For procedures in which holes are etched nearly or completely through the wafer, termed very deep to through-wafer etching, the etch must be stopped before it reaches the chuck. Holes that reach the bottom of the wafer expose the chuck to the process environment, damaging the chuck and contaminating the chamber. To prevent this, a thin film layer is placed on the bottom surface of the wafer to stop the etch. This solution causes further problems, because the thin film sticks to the chuck when heated. The thin films used also do not adequately support the wafer structure during and after very deep to through-wafer etching, causing wafers to cleave or shatter during processing.
An additional constraint introduced by very deep to through-wafer etching arises during removal of the wafer from the chuck. Typically, pins rise out of the chuck to lift the wafer and a spatula reaches underneath the wafer to move it out of the process chamber. Deep holes are problematic if they are in the path of the pins or if they significantly decrease the wafer's structural integrity.

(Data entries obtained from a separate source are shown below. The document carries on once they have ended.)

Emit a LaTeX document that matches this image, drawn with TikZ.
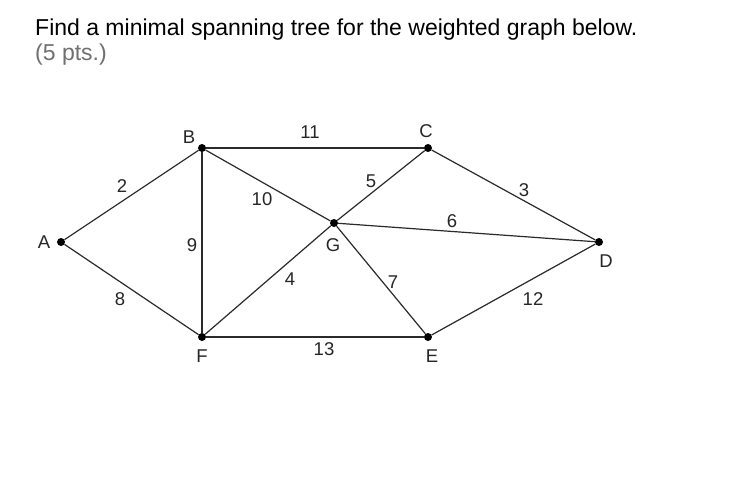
\documentclass[tikz,border=0pt]{standalone}
\usepackage{fontspec}
\setmainfont{Liberation Sans}
\definecolor{edgecol}{HTML}{2A2A2A}
\definecolor{subgray}{HTML}{707070}
\begin{document}
\begin{tikzpicture}[x=1pt,y=-1pt,
  vtx/.style={circle,fill=black,inner sep=0pt,minimum size=8pt},
  edge/.style={draw=edgecol,line width=1.2pt},
  lbl/.style={font=\fontsize{18.5}{18.5}\selectfont,inner sep=0pt,text=black!85},
  wt/.style={font=\fontsize{18.5}{18.5}\selectfont,inner sep=0pt,text=black!85}]
\useasboundingbox[fill=white] (0,0) rectangle (752,482);
\node[anchor=base west,inner sep=0pt,font=\fontsize{23}{23}\selectfont] (title) at (35,35) {Find a minimal spanning tree for the weighted graph below.};
\node[anchor=base west,inner sep=0pt,font=\fontsize{23}{23}\selectfont,text=subgray] (pts) at (35,60) {(5 pts.)};
\node[vtx] (A) at (61,242) {};
\node[vtx] (B) at (202,148) {};
\node[vtx] (C) at (428,148) {};
\node[vtx] (D) at (599,242) {};
\node[vtx] (E) at (428,337) {};
\node[vtx] (F) at (202,337) {};
\node[vtx] (G) at (334,223) {};
\draw[edge] (A) -- (B);
\draw[edge] (A) -- (F);
\draw[edge] (B) -- (C);
\draw[edge] (B) -- (F);
\draw[edge] (B) -- (G);
\draw[edge] (C) -- (G);
\draw[edge] (C) -- (D);
\draw[edge] (G) -- (D);
\draw[edge] (F) -- (G);
\draw[edge] (G) -- (E);
\draw[edge] (F) -- (E);
\draw[edge] (E) -- (D);
\node[lbl] (lA) at (44,242) {A};
\node[lbl] (lB) at (189,137) {B};
\node[lbl] (lC) at (426,131) {C};
\node[lbl] (lD) at (606,261) {D};
\node[lbl] (lE) at (432,356) {E};
\node[lbl] (lF) at (202,356) {F};
\node[lbl] (lG) at (333,245) {G};
\node[wt] (w2) at (122,186) {2};
\node[wt] (w8) at (120,299) {8};
\node[wt] (w9) at (192,245) {9};
\node[wt] (w10) at (262,199) {10};
\node[wt] (w11) at (310,132) {11};
\node[wt] (w5) at (371,181) {5};
\node[wt] (w3) at (524,190) {3};
\node[wt] (w6) at (452,221) {6};
\node[wt] (w4) at (290,279) {4};
\node[wt] (w7) at (393,282) {7};
\node[wt] (w13) at (324,349) {13};
\node[wt] (w12) at (533,299) {12};
\end{tikzpicture}
\end{document}
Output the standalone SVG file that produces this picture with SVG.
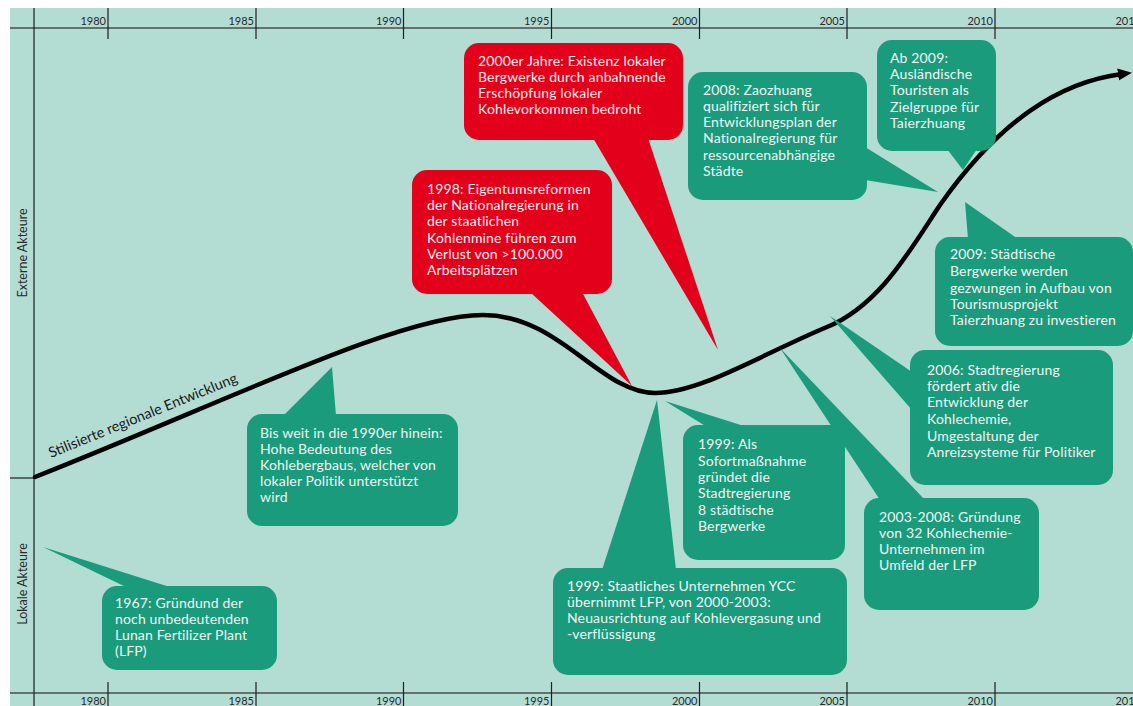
<svg xmlns="http://www.w3.org/2000/svg" width="1133" height="706" viewBox="0 0 1133 706">
<defs>
<style>
.bg{fill:#b3dcd3}
.ax{stroke:#4a4f4d;stroke-width:1.6;fill:none}
.tk{stroke:#1e1e1e;stroke-width:1.2;fill:none}
.yr{font-family:Lato,"Liberation Sans",sans-serif;font-size:11px;fill:#2a2a2a;text-anchor:end}
.side{font-family:Lato,"Liberation Sans",sans-serif;font-size:12.5px;fill:#2a2a2a;text-anchor:middle}
.g{fill:#1a9b7b}
.r{fill:#e2001a}
.t{font-family:Lato,"Liberation Sans",sans-serif;font-size:14px;letter-spacing:0.15px;fill:#f4f4f4}
.curve{stroke:#000;stroke-width:4.5;fill:none;stroke-linecap:round}
.lbl{font-family:Lato,"Liberation Sans",sans-serif;font-size:14.5px;fill:#1a1a1a}
</style>
<marker id="ah" markerUnits="userSpaceOnUse" markerWidth="16" markerHeight="16" refX="4" refY="8" orient="auto">
<path d="M0,2 L14,8 L0,14 Z" fill="#000"/>
</marker>
</defs>
<rect width="1133" height="706" fill="#fff"/>
<rect class="bg" x="10" y="8" width="1123" height="698"/>

<g id="axes">
<line class="ax" x1="10" y1="28" x2="1133" y2="28"/>
<line class="ax" x1="10" y1="693" x2="1133" y2="693"/>
<line class="tk" x1="34" y1="8" x2="34" y2="706"/>
<line class="tk" x1="10" y1="478" x2="34" y2="478"/>
<g class="tk">
<line x1="108" y1="8" x2="108" y2="39"/><line x1="256" y1="8" x2="256" y2="39"/>
<line x1="403.5" y1="8" x2="403.5" y2="39"/><line x1="551.5" y1="8" x2="551.5" y2="39"/>
<line x1="699.5" y1="8" x2="699.5" y2="39"/><line x1="847" y1="8" x2="847" y2="39"/>
<line x1="995" y1="8" x2="995" y2="39"/>
<line x1="108" y1="682" x2="108" y2="706"/><line x1="256" y1="682" x2="256" y2="706"/>
<line x1="403.5" y1="682" x2="403.5" y2="706"/><line x1="551.5" y1="682" x2="551.5" y2="706"/>
<line x1="699.5" y1="682" x2="699.5" y2="706"/><line x1="847" y1="682" x2="847" y2="706"/>
<line x1="995" y1="682" x2="995" y2="706"/>
</g>
<g class="yr">
<text x="106" y="25">1980</text><text x="254" y="25">1985</text><text x="401.5" y="25">1990</text>
<text x="549.5" y="25">1995</text><text x="697.5" y="25">2000</text><text x="845" y="25">2005</text>
<text x="993" y="25">2010</text><text x="1141" y="25">2015</text>
<text x="106" y="705">1980</text><text x="254" y="705">1985</text><text x="401.5" y="705">1990</text>
<text x="549.5" y="705">1995</text><text x="697.5" y="705">2000</text><text x="845" y="705">2005</text>
<text x="993" y="705">2010</text><text x="1141" y="705">2015</text>
</g>
<text class="side" transform="translate(27,253) rotate(-90)">Externe Akteure</text>
<text class="side" transform="translate(27,584) rotate(-90)">Lokale Akteure</text>
</g>

<g id="connectors">
<path class="curve" marker-end="url(#ah)" d="M35,477 C230,400 400,315 483,315 C560,315 600,393 655,393 C700,393 760,355 827,327 C880,305 910,250 940,205 C1000,120 1060,82 1122,74"/>
<text class="lbl" transform="translate(51,458) rotate(-22.1)">Stilisierte regionale Entwicklung</text>
</g>

<g id="n1990">
<polygon class="g" points="283,416 332,367 336,416"/>
<rect class="g" x="247" y="414" width="211" height="112" rx="15"/>
<text class="t"><tspan x="260" y="438">Bis weit in die 1990er hinein:</tspan><tspan x="260" y="454">Hohe Bedeutung des</tspan><tspan x="260" y="470">Kohlebergbaus, welcher von</tspan><tspan x="260" y="486">lokaler Politik unterstützt</tspan><tspan x="260" y="502">wird</tspan></text>
</g>

<g id="n1967">
<polygon class="g" points="128,588 43,547 173,588"/>
<rect class="g" x="102" y="586" width="175" height="84" rx="15"/>
<text class="t"><tspan x="115" y="608">1967: Gründund der</tspan><tspan x="115" y="624">noch unbedeutenden</tspan><tspan x="115" y="640">Lunan Fertilizer Plant</tspan><tspan x="115" y="656">(LFP)</tspan></text>
</g>

<g id="n1998">
<polygon class="r" points="530,292 632,386 582,292"/>
<rect class="r" x="412" y="170" width="200" height="124" rx="15"/>
<text class="t"><tspan x="427" y="194">1998: Eigentumsreformen</tspan><tspan x="427" y="210">der Nationalregierung in</tspan><tspan x="427" y="226">der staatlichen</tspan><tspan x="427" y="243">Kohlenmine führen zum</tspan><tspan x="427" y="259">Verlust von &gt;100.000</tspan><tspan x="427" y="275">Arbeitsplätzen</tspan></text>
</g>

<g id="n2000">
<polygon class="r" points="593,138 718,350 648,138"/>
<rect class="r" x="464" y="43" width="219" height="97" rx="15"/>
<text class="t"><tspan x="478" y="66">2000er  Jahre: Existenz lokaler</tspan><tspan x="478" y="82">Bergwerke durch anbahnende</tspan><tspan x="478" y="98">Erschöpfung lokaler</tspan><tspan x="478" y="114">Kohlevorkommen bedroht</tspan></text>
</g>

<g id="n2008">
<polygon class="g" points="865,147 938,192 865,180"/>
<rect class="g" x="688" y="72" width="179" height="128" rx="15"/>
<text class="t"><tspan x="703" y="95">2008: Zaozhuang</tspan><tspan x="703" y="111">qualifiziert sich für</tspan><tspan x="703" y="127">Entwicklungsplan der</tspan><tspan x="703" y="143">Nationalregierung für</tspan><tspan x="703" y="160">ressourcenabhängige</tspan><tspan x="703" y="176">Städte</tspan></text>
</g>

<g id="nAb2009">
<polygon class="g" points="947,149 963,170 977,149"/>
<rect class="g" x="877" y="40" width="119" height="111" rx="15"/>
<text class="t"><tspan x="890" y="63">Ab 2009:</tspan><tspan x="890" y="79">Ausländische</tspan><tspan x="890" y="95">Touristen als</tspan><tspan x="890" y="112">Zielgruppe für</tspan><tspan x="890" y="128">Taierzhuang</tspan></text>
</g>

<g id="n2009">
<polygon class="g" points="968,239 965,202 1018,239"/>
<rect class="g" x="935" y="237" width="198" height="109" rx="15"/>
<text class="t"><tspan x="950" y="259">2009: Städtische</tspan><tspan x="950" y="276">Bergwerke werden</tspan><tspan x="950" y="293">gezwungen in Aufbau von</tspan><tspan x="950" y="309">Tourismusprojekt</tspan><tspan x="950" y="325">Taierzhuang zu investieren</tspan></text>
</g>

<g id="n2006">
<polygon class="g" points="912,372 830,316 912,410"/>
<rect class="g" x="910" y="350" width="203" height="135" rx="15"/>
<text class="t"><tspan x="927" y="375">2006: Stadtregierung</tspan><tspan x="927" y="391">fördert ativ die</tspan><tspan x="927" y="407">Entwicklung der</tspan><tspan x="927" y="424">Kohlechemie,</tspan><tspan x="927" y="441">Umgestaltung der</tspan><tspan x="927" y="457">Anreizsysteme für Politiker</tspan></text>
</g>

<g id="n2003">
<polygon class="g" points="880,500 780,348 925,500"/>
<rect class="g" x="864" y="498" width="175" height="112" rx="15"/>
<text class="t"><tspan x="879" y="522">2003-2008: Gründung</tspan><tspan x="879" y="538">von 32 Kohlechemie-</tspan><tspan x="879" y="554">Unternehmen im</tspan><tspan x="879" y="570">Umfeld der LFP</tspan></text>
</g>

<g id="n1999a">
<polygon class="g" points="707,427 665,401 747,427"/>
<rect class="g" x="683" y="425" width="162" height="135" rx="15"/>
<text class="t"><tspan x="698" y="449">1999: Als</tspan><tspan x="698" y="466">Sofortmaßnahme</tspan><tspan x="698" y="482">gründet die</tspan><tspan x="698" y="498">Stadtregierung</tspan><tspan x="698" y="515">8 städtische</tspan><tspan x="698" y="531">Bergwerke</tspan></text>
</g>

<g id="n1999b">
<polygon class="g" points="602,570 657,400 676,570"/>
<rect class="g" x="553" y="568" width="294" height="107" rx="15"/>
<text class="t"><tspan x="567" y="591">1999: Staatliches Unternehmen YCC</tspan><tspan x="567" y="607">übernimmt LFP, von 2000-2003:</tspan><tspan x="567" y="623">Neuausrichtung auf Kohlevergasung und</tspan><tspan x="567" y="639">-verflüssigung</tspan></text>
</g>
</svg>
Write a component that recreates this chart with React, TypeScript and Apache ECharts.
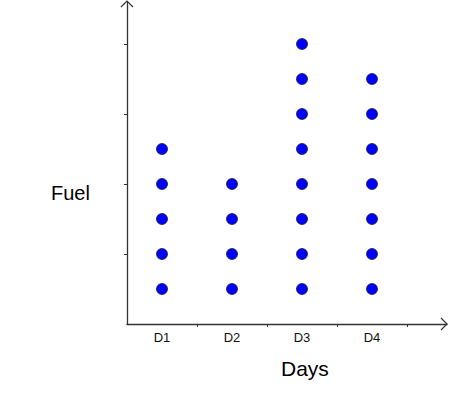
import React, { useEffect, useRef } from "react";
import * as echarts from "echarts";

const days = ["D1", "D2", "D3", "D4"];
const fuelCounts = [5, 4, 8, 7];
const yTicks = [2, 4, 6, 8];
const xTicks = [1, 2, 3, 4];

export default function App() {
  const ref = useRef<HTMLDivElement>(null);
  useEffect(() => {
    if (!ref.current) return;
    const chart = echarts.init(ref.current, null, { renderer: "svg" });
    const points: number[][] = [];
    days.forEach((_, i) => {
      for (let k = 1; k <= fuelCounts[i]; k++) points.push([i + 0.5, k]);
    });
    const axisColor = "#333";
    chart.setOption({
      animation: false,
      backgroundColor: "#fff",
      grid: { left: 127, right: 3, top: 2, bottom: 72 },
      xAxis: {
        type: "value",
        min: 0,
        max: 4.5714,
        splitLine: { show: false },
        axisLine: { show: true, lineStyle: { color: axisColor, width: 1.3 } },
        axisTick: {
          show: true,
          customValues: xTicks,
          length: 3,
          lineStyle: { color: axisColor },
        },
        axisLabel: {
          show: true,
          customValues: days.map((_, i) => i + 0.5),
          formatter: (v: number) => days[Math.round(v - 0.5)] ?? "",
          color: "#111",
          fontFamily: "Liberation Sans",
          fontSize: 13,
          margin: 7,
        },
      },
      yAxis: {
        type: "value",
        min: 0,
        max: 9.2,
        splitLine: { show: false },
        axisLine: { show: true, lineStyle: { color: axisColor, width: 1.3 } },
        axisTick: {
          show: true,
          customValues: yTicks,
          length: 3,
          lineStyle: { color: axisColor },
        },
        axisLabel: { show: false },
      },
      series: [
        {
          type: "scatter",
          data: points,
          symbol: "circle",
          symbolSize: 11,
          itemStyle: {
            color: "#0000ff",
            borderColor: "#222",
            borderWidth: 0.8,
            opacity: 1,
          },
        },
      ],
      graphic: [
        {
          type: "polyline",
          shape: { points: [[121, 7], [127, 1], [133, 7]] },
          style: { stroke: axisColor, lineWidth: 1.2, fill: null },
        },
        {
          type: "polyline",
          shape: { points: [[441, 318], [447, 324], [441, 330]] },
          style: { stroke: axisColor, lineWidth: 1.2, fill: null },
        },
        {
          type: "text",
          x: 51,
          y: 193,
          style: {
            text: "Fuel",
            fontFamily: "Liberation Sans",
            fontSize: 20,
            fill: "#000",
            verticalAlign: "middle",
          },
        },
        {
          type: "text",
          x: 281,
          y: 368,
          style: {
            text: "Days",
            fontFamily: "Liberation Sans",
            fontSize: 21,
            fill: "#000",
            verticalAlign: "middle",
          },
        },
      ],
    });
    return () => chart.dispose();
  }, []);
  return (
    <div
      ref={ref}
      style={{ position: "fixed", left: 0, top: 0, width: 450, height: 396 }}
    />
  );
}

A current solution is to use a backing wafer adhered to the process wafer with a thin film, for example photoresist, sandwiched between the two wafers. The backing wafer system, however, introduces further problems. Physical pressure on the process wafer and elevated temperatures are needed to effect adhesion, complicating processing and introducing significant potential for contamination. When the wafer is inserted into the processing chamber, air bubbles between the process and backing wafers, poor quality adhesion, or delaminating of the process wafer at high temperatures cause the wafers to break violently. Wafer breakage is a catastrophic and costly event, requiring operators to shut down and clean the process equipment.
What is needed is a device, such as a wafer holder, that can be used to protect the chuck and support the substrate during through-wafer etching without using a backing wafer.
Existing wafer holders are not designed for very deep to through-wafer etching and do not address all of the requirements outlined above. In general they are fixed to the chuck and themselves need to be protected from contamination by the process environment.
In U.S. Pat. No. 4,213,698, Firtion et al. disclose an apparatus for holding a workpiece during semiconductor processing. Their device creates a planar holding face on the ends of many closely-spaced pins. The apparatus is not applicable for very deep to through-wafer etching and does not allow for cooling gas flow through the device to the wafer.
Hattori describes a substrate carrier in U.S. Pat. No. 4,646,418. The carrier is designed to minimize operator handling of the substrate and is not used during processing.
A workpiece carrier for heat transfer under vacuum conditions is described by Wagner et al. in U.S. Pat. Nos. 5,033,538 and 5,180,000. The carrier contains a complex system of channels and grooves through which a heat transfer gas flows. The channel system is highly complicated, and the carrier is not suitable for through-wafer etching.
Finally, in U.S. Pat. No. 4,846,452 Geneczko discloses a rotational chuck assembly for finely controlling the rotational position of a wafer on a chuck. The assembly is very mechanically complicated, and is actually part of a chuck, not a separate wafer support used to protect a chuck.